« Est-il possible de trouver un terrain d’entente entre ayants droit et concepteurs de modèles d’IA ? » C’est par cette question que s’ouvre l’étude de 36 pages publiée le 10 décembre par France Digitale sous le nom de « IA générative et droit d’auteur : quelle place pour les données européennes protégées à l’ère de l’IA ? » Une question que Marianne Tordeux Bitker, Directrice Affaires Publiques France Digitale, accompagne d’une conviction : « Nous sommes convaincus que céder à l’opposition entre innovation et culture est un vain combat qui risque de ne bénéficier ni aux entreprises européennes, ni aux producteurs de contenus. » France Digitale espère poser les premières pierres d’un pont qui pourrait les rassembler, mais est-il seulement possible de concilier ces deux mondes lorsque toutes les œuvres produites par l’humanité sont réduites au statut de simples données ?
Scraper, c’est voler
L’ensemble des IA génératives reposent sur des jeux de données massifs qui sont souvent collectés via de vastes opérations de scraping (technique de récupération automatique des données publiquement disponibles sur le web). Si les développeurs d’IA génératives sont le plus souvent réticents à partager la source de leurs données d’entraînement, c’est parce qu’il s’agit là d’un élément non négligeable de leur « recette secrète » pouvant expliquer la qualité (ou la ressemblance) des réponses issues de leurs créations.
Ce fonctionnement en boîte noire suscite peu de questions outre-Atlantique tandis qu’il est au cœur des débats en Europe où il entre en confrontation directe avec nos attentes en termes de protection des données et de droit d’auteur. Une différence culturelle et juridique qui pourrait bien avoir de lourdes conséquences pour les développeurs d’IA générative européens. Pour conserver la souveraineté numérique de notre continent, de nombreux espoirs sont nourris de voir une alternative européenne émerger face à ChatGPT d’OpenAI ou ses concurrents tels que Claude, Gemini et Copilot. Toutefois, et c’est le grand paradoxe de l’innovation, le respect d’un cadre juridique trop restrictif, notamment en matière de droit d’auteur, pourrait en empêcher son développement. Alors que faire ?
Faut-il créer un nouveau cadre juridique ?
Fidèle à sa réputation, France Digitale n’arrive pas simplement en lanceur d’alerte. L’association apporte une série de propositions en suggérant la création d’un nouveau cadre juridique pour les opérations de scraping en Europe, tout en partageant la valeur entre ayants droit et développeurs d’IA. Une vision qui sous -entend paradoxalement la marchandisation de toutes les œuvres culturelles, mais aussi une orientation de la création culturelle consciente ou non au bénéfice de ce nouveau modèle économique.

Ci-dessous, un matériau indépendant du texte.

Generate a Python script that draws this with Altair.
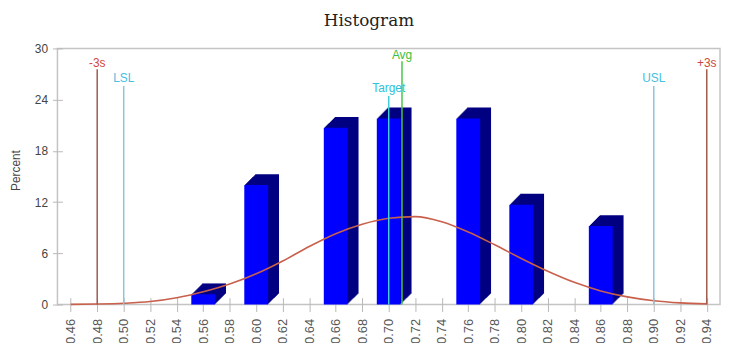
import altair as alt
import pandas as pd

# ---------------- data ----------------
bin_centers = [0.56, 0.60, 0.66, 0.70, 0.76, 0.80, 0.86]
bin_percent = [1.2, 14.0, 20.7, 21.8, 21.8, 11.7, 9.2]

curve_x = [0.46, 0.48, 0.50, 0.52, 0.54, 0.56, 0.58, 0.60, 0.62, 0.64, 0.66, 0.68,
           0.70, 0.72, 0.74, 0.76, 0.78, 0.80, 0.82, 0.84, 0.86, 0.88, 0.90, 0.92, 0.94]
curve_y = [0.02, 0.06, 0.15, 0.35, 0.8, 1.5, 2.4, 3.6, 5.1, 6.8, 8.3, 9.4,
           10.1, 10.3, 9.7, 8.5, 7.0, 5.4, 3.9, 2.6, 1.6, 0.9, 0.45, 0.2, 0.08]

ref_names = ["-3s", "LSL", "Target", "Avg", "USL", "+3s"]
ref_values = [0.48, 0.50, 0.70, 0.71, 0.90, 0.94]

x_ticks = [0.46, 0.48, 0.50, 0.52, 0.54, 0.56, 0.58, 0.60, 0.62, 0.64, 0.66, 0.68,
           0.70, 0.72, 0.74, 0.76, 0.78, 0.80, 0.82, 0.84, 0.86, 0.88, 0.90, 0.92, 0.94]
y_ticks = [0, 6, 12, 18, 24, 30]

chart_title = ["Histogram"]

# ---------------- styles / layout ----------------
ref_line_colors = ["#a05a4c", "#8cc4dc", "#40d0d8", "#44c844", "#8cc4dc", "#a05a4c"]
ref_text_colors = ["#d0483a", "#48c0e0", "#30c0d8", "#3cc03c", "#48c0e0", "#d0483a"]
ref_line_top_px = [21, 38, 48, 13, 38, 21]
ref_label_px = [15, 30, 40, 7, 30, 15]

W, H = 670, 259
HALF = 0.009
DEPTH = 11

bars = pd.DataFrame({"center": bin_centers, "pct": bin_percent})
bars["x0"] = bars["center"] - HALF
bars["x1"] = bars["center"] + HALF

curve = pd.DataFrame({"x": curve_x, "y": curve_y})

refs = pd.DataFrame({
    "name": ref_names, "value": ref_values,
    "lc": ref_line_colors, "tc": ref_text_colors,
    "top": ref_line_top_px, "ty": ref_label_px,
})

title_df = pd.DataFrame({"t": chart_title})

xscale = alt.Scale(domain=[0.45, 0.95], nice=False, zero=False)
yscale = alt.Scale(domain=[0, 30], nice=False)

x_axis = alt.Axis(values=x_ticks, format=".2f", labelAngle=270, domain=False, grid=False,
                  offset=-7, tickSize=14, tickColor="#b8b8b8", labelPadding=7,
                  labelFontSize=13, labelColor="#555555", labelFont="Liberation Sans",
                  title=None, labelOverlap=False, labelBound=False, labelFlush=False)
y_axis = alt.Axis(values=y_ticks, domain=False, grid=False, offset=-5, tickSize=10,
                  tickColor="#b8b8b8", labelPadding=5, labelFontSize=12,
                  labelColor="#444444", labelFont="Liberation Sans",
                  title="Percent", titleFontSize=12, titleFontWeight="normal",
                  titleColor="#444444", titleFont="Liberation Sans", titleX=-40, titleY=123)


def X(field):
    return alt.X(field, scale=xscale, axis=x_axis)


def Y(field):
    return alt.Y(field, scale=yscale, axis=y_axis)


layers = []
base_bars = alt.Chart(bars)
for i in range(DEPTH, 0, -1):
    layers.append(
        base_bars.mark_rect(color="#000080", xOffset=i, x2Offset=i, yOffset=-i, y2Offset=-i)
        .encode(x=X("x0:Q"), x2="x1:Q", y=Y("pct:Q"), y2=alt.datum(0))
    )
layers.append(
    base_bars.mark_rect(color="#0000ff")
    .encode(x=X("x0:Q"), x2="x1:Q", y=Y("pct:Q"), y2=alt.datum(0))
)
layers.append(
    alt.Chart(curve).mark_line(color="#c8604c", strokeWidth=1.6, interpolate="monotone")
    .encode(x=X("x:Q"), y=Y("y:Q"))
)
layers.append(
    alt.Chart(refs).mark_rule(strokeWidth=1.5)
    .encode(x=X("value:Q"), y=alt.Y("top:Q", scale=None),
            y2=alt.value(H), color=alt.Color("lc:N", scale=None))
)
layers.append(
    alt.Chart(refs).mark_text(fontSize=12, font="Liberation Sans", baseline="middle", align="center")
    .encode(x=X("value:Q"), y=alt.Y("ty:Q", scale=None),
            text="name:N", color=alt.Color("tc:N", scale=None))
)
layers.append(
    alt.Chart(title_df).mark_text(font="DejaVu Serif", fontSize=17, color="#222222",
                                  baseline="alphabetic", align="center")
    .encode(x=alt.value(315), y=alt.value(-23), text="t:N")
)

chart = alt.layer(*layers).properties(
    width=W, height=H,
    padding={"left": 50, "top": 39, "right": 2, "bottom": 37},
    autosize=alt.AutoSizeParams(type="none"),
    background="white",
).configure_view(stroke="#c4c4c4", strokeWidth=1.5)

chart.save("out.html", embed_options={"renderer": "svg", "actions": False})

Car France Digitale milite pour légaliser les opérations de scraping sur le web, sans donner la possibilité d’opt-out qui permet aujourd’hui aux ayants droit de refuser celui-ci. Cette proposition probablement impossible à mettre en œuvre, qui s’accompagnerait d’un système de compensation forfaitaire des ayants droit par les fournisseurs de modèles d’IA générative. Un système qui s’inspire notamment de la compensation pour copie privée reconnu par le droit international et le droit européen.
En parallèle, France Digitale considère qu’il est aussi important de maximiser le corpus de données publiques en faisant notamment respecter la Directive de 2019 sur les données ouvertes qui impose que les données détenues par le gouvernement soient rendues accessibles publiquement. En effet, si cette directive existe au niveau européen, elle n’est pas mise en œuvre dans l’ensemble des pays de l’UE.
Le début d’un long chemin
Tout au long de l’étude, France Digitale se montre consciente de la complexité du sujet malgré quelques raccourcis. L’association souhaite pourtant faciliter la discussion entre les développeurs d’IA et des ayants droit réduits à des opérateurs de transactions. S’il n’est évidemment pas question de fouler du pied la protection des données ou de mettre des barrières à l’innovation pour nos développeurs européens, le chemin du compromis semble étroit.